Quote the lines that run from the line containing "Write the React, TypeScript" down to the line containing "Chart.register(...registerables);". Include both of those lines, reproduce each exactly, and omit everything else.
>> Start Recorded information
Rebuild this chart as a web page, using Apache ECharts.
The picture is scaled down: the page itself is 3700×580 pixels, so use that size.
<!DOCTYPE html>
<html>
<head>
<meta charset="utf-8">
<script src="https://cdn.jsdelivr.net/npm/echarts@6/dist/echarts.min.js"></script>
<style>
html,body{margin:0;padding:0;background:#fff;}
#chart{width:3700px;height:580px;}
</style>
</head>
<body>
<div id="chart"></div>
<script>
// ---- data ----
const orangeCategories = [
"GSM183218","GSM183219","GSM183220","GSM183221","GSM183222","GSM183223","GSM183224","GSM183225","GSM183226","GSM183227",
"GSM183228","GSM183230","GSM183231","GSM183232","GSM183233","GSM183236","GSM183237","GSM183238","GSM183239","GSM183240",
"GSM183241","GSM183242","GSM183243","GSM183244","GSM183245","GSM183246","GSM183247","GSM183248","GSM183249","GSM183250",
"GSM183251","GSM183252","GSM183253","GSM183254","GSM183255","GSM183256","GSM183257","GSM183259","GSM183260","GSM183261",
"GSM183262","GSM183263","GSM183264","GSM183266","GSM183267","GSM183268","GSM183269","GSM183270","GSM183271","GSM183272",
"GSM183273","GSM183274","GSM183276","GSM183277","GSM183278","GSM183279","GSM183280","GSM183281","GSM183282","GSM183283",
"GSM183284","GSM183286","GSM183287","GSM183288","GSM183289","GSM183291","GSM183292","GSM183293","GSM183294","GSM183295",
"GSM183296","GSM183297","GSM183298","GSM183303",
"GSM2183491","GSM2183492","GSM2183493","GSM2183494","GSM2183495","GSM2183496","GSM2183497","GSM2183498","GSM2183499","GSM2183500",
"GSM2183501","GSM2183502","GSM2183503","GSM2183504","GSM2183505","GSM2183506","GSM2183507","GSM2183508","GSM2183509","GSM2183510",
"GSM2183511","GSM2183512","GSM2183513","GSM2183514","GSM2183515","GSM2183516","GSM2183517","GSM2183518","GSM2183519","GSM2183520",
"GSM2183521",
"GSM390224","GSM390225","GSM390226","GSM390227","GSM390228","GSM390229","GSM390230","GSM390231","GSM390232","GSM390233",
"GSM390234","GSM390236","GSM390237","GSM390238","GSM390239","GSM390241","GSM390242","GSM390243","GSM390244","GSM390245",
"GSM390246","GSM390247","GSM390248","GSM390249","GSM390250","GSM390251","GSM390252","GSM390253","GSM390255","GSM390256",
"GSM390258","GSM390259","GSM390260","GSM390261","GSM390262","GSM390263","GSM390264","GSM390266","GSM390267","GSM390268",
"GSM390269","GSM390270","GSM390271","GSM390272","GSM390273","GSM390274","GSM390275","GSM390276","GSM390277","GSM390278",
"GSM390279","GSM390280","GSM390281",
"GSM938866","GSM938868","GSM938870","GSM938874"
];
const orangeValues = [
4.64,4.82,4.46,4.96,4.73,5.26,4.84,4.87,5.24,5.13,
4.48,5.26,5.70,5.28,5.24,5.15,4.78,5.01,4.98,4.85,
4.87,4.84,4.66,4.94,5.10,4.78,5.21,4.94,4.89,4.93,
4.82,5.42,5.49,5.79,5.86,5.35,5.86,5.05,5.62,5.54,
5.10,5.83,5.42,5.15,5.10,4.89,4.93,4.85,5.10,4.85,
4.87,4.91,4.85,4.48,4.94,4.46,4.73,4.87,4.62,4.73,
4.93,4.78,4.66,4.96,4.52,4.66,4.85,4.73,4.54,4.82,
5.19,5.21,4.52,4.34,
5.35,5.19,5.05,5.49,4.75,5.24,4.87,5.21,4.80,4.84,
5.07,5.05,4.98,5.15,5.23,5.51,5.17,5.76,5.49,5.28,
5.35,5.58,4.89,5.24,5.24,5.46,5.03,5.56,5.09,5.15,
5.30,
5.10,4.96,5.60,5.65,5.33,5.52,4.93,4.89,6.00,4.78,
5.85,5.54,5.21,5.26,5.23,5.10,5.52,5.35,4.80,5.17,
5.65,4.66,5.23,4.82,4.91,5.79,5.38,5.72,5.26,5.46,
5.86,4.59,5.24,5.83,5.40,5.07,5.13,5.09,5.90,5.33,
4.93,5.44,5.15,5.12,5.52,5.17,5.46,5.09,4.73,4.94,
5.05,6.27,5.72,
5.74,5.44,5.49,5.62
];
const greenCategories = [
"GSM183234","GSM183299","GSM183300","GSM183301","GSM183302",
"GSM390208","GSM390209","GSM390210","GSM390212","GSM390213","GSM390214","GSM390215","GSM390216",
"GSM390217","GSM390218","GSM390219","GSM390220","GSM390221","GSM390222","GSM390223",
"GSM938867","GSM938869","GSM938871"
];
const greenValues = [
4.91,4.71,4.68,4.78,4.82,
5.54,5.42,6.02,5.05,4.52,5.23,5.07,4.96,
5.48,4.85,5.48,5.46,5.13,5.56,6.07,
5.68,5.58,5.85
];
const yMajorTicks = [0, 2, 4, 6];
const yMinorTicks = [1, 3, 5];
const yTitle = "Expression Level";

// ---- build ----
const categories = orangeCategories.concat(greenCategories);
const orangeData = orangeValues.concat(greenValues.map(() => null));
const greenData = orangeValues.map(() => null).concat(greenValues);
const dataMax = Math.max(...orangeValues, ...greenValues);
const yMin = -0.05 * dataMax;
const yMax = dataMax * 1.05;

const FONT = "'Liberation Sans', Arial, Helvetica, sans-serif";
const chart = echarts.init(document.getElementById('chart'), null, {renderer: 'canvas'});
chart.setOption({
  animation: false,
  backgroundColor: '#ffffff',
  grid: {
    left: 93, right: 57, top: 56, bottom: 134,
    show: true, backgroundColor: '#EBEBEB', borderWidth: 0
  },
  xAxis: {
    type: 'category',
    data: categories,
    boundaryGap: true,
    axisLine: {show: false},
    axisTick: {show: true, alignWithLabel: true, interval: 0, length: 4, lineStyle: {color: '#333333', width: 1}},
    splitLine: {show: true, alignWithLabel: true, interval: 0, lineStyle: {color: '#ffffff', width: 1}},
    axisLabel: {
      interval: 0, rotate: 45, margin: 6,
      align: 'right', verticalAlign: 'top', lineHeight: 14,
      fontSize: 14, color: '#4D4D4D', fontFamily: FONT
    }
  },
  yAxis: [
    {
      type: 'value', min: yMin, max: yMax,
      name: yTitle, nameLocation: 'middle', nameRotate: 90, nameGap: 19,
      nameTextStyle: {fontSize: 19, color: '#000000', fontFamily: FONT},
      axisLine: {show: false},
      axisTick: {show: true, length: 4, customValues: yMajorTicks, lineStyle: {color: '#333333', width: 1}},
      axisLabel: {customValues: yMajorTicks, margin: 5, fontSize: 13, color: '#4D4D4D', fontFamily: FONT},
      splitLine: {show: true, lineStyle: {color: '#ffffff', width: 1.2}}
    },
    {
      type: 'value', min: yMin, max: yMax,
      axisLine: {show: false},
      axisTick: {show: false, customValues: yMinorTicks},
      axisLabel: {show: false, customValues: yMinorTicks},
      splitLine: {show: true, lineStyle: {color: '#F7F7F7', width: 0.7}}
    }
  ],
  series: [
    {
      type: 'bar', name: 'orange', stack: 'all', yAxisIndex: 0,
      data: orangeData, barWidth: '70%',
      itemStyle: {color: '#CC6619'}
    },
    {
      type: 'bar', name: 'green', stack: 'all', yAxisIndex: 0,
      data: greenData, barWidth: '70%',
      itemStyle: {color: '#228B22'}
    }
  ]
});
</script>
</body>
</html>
>> End Recorded information
>> Start Recorded information
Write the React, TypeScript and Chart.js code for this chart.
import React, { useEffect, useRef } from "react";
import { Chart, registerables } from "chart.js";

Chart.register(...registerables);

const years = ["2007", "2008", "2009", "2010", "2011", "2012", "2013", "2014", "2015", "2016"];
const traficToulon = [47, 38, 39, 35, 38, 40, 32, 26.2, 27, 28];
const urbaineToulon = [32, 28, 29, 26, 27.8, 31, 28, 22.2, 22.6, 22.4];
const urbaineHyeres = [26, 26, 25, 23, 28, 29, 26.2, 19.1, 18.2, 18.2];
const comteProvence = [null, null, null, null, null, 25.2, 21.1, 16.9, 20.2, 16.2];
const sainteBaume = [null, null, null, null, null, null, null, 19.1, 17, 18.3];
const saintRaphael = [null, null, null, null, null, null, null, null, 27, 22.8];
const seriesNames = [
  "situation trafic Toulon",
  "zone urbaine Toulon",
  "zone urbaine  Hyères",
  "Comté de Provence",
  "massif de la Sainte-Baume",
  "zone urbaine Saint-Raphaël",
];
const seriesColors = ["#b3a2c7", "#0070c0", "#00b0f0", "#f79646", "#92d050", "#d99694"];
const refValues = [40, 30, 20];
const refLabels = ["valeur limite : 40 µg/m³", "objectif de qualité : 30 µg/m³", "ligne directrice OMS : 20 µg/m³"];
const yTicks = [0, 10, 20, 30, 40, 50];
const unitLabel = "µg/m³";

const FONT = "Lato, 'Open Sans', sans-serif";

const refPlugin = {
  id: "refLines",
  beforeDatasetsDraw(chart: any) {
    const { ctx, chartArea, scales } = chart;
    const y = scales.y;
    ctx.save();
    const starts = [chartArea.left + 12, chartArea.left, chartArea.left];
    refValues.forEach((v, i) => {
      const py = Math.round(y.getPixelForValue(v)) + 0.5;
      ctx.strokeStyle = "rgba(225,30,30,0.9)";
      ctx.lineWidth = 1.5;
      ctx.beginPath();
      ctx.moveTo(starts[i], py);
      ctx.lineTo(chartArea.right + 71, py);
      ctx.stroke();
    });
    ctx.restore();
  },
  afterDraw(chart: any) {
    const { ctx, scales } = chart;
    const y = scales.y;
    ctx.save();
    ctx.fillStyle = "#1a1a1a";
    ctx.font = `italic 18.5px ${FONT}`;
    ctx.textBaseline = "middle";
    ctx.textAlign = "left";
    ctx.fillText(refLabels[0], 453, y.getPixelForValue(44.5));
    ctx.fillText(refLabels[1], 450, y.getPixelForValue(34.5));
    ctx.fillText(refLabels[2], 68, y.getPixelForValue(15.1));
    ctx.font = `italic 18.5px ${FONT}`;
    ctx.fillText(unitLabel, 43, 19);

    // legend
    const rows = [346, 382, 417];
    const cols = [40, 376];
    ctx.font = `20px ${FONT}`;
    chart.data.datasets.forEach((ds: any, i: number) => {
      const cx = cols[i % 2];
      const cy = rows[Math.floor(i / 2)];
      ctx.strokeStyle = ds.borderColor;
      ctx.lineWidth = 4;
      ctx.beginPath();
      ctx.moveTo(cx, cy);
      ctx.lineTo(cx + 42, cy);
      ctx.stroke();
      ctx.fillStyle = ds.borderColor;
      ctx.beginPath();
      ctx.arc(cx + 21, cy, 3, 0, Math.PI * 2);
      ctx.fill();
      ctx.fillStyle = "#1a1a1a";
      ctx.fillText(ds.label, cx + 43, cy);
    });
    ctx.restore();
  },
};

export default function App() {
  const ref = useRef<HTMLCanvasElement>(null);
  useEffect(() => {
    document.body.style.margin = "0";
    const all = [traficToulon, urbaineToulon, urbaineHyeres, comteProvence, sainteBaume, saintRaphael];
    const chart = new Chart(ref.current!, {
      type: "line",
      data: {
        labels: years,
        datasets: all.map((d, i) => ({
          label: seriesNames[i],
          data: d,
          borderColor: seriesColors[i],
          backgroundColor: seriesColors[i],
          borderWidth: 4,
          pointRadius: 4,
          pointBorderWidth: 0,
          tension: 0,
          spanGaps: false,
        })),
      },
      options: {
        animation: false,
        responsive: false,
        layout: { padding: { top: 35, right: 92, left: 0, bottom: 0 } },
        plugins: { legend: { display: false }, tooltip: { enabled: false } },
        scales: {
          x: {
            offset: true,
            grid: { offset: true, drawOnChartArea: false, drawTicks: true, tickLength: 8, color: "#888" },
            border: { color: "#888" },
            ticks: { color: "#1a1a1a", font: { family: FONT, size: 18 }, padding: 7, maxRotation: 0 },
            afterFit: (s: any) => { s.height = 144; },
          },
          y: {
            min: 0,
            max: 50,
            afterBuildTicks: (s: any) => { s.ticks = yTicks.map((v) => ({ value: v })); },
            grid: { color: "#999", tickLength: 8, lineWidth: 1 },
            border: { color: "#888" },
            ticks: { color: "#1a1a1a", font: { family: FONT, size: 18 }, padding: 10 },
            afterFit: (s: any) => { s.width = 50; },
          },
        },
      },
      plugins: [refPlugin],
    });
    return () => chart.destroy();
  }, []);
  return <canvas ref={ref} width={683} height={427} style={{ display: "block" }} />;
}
>> End Recorded information
Written answer:
Write the React, TypeScript and Chart.js code for this chart.
import React, { useEffect, useRef } from "react";
import { Chart, registerables } from "chart.js";

Chart.register(...registerables);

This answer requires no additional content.